One user ran the 3DMark Fire Strike benchmark on the service and found a 52% decrease in overall performance. That’s not going to get you super-smooth ray tracing in your streamed Shadow of the Tomb Raider or Metro Exodus games now, is it?

But given that the GeForce Now service was running on a non-DX12 operating system (Windows Server 2012) you didn’t seem to be able to access any DirectX Raytracing based pretties anyway. Seems like it’s not just the actual GPU hardware that needs updating, someone needs to get down and dirty with an OS upgrade too.

Not a fun job…

Nvidia RTX 2080 Ti

What is the Nvidia RTX 2080 Ti Super release date then?

Well, there’s still no definitive proof that Nvidia is actually going to bother releasing a Super edition of its current top card at all. Before any of the Super cards got released there was an EEC registration which looked awfully like an updated RTX 2080 Ti GPU, but Nvidia has since stated it has no intention of releasing one.

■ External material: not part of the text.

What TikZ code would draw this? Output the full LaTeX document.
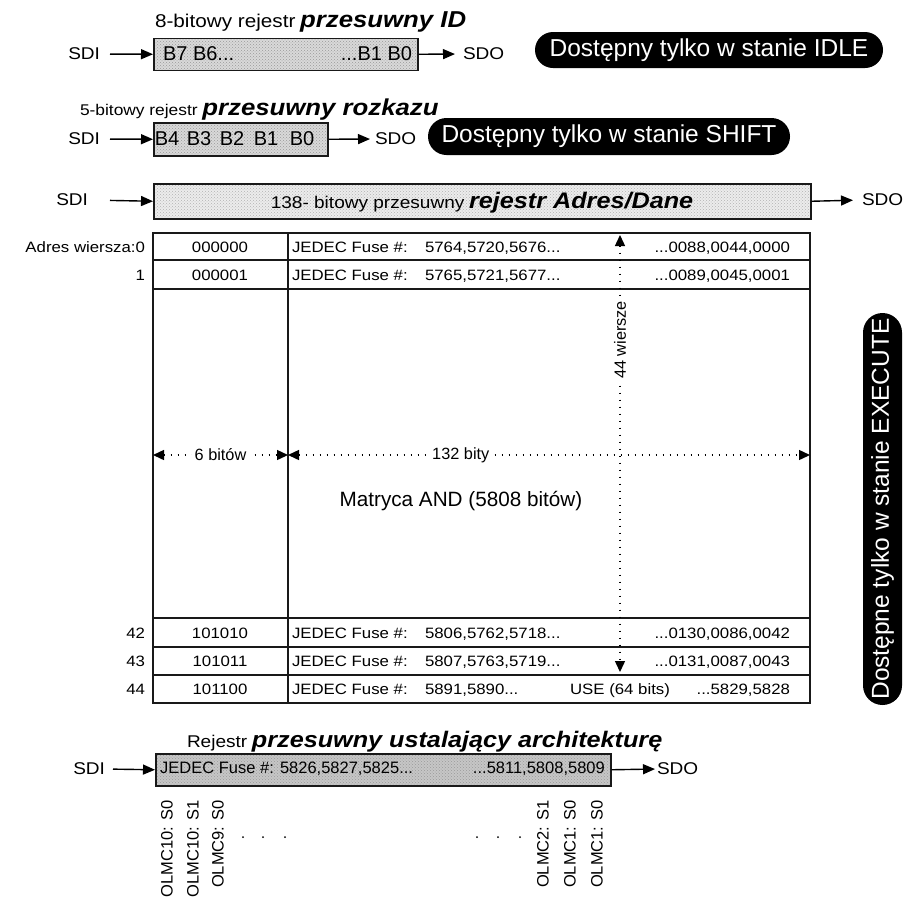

To be fair, it doesn’t need to. The RTX 2080 Ti is still unchallenged at the top of the consumer graphics card tech tree and the rumoured ‘Nvidia Killer’ Radeon card is still just an AMD fan-boy’s wet dream right now.

Though rumours persist of a 4,096 core big Navi GPU on its way. Navi 14 is looking like the low-end, RX 5600 or RX 5500 cards’ GPU, but the Navi 12, which has also been given some Linux driver love this month, could end up being the touted big boy.

Then Nvidia might want to change its mind about releasing an RTX 2080 Ti Super.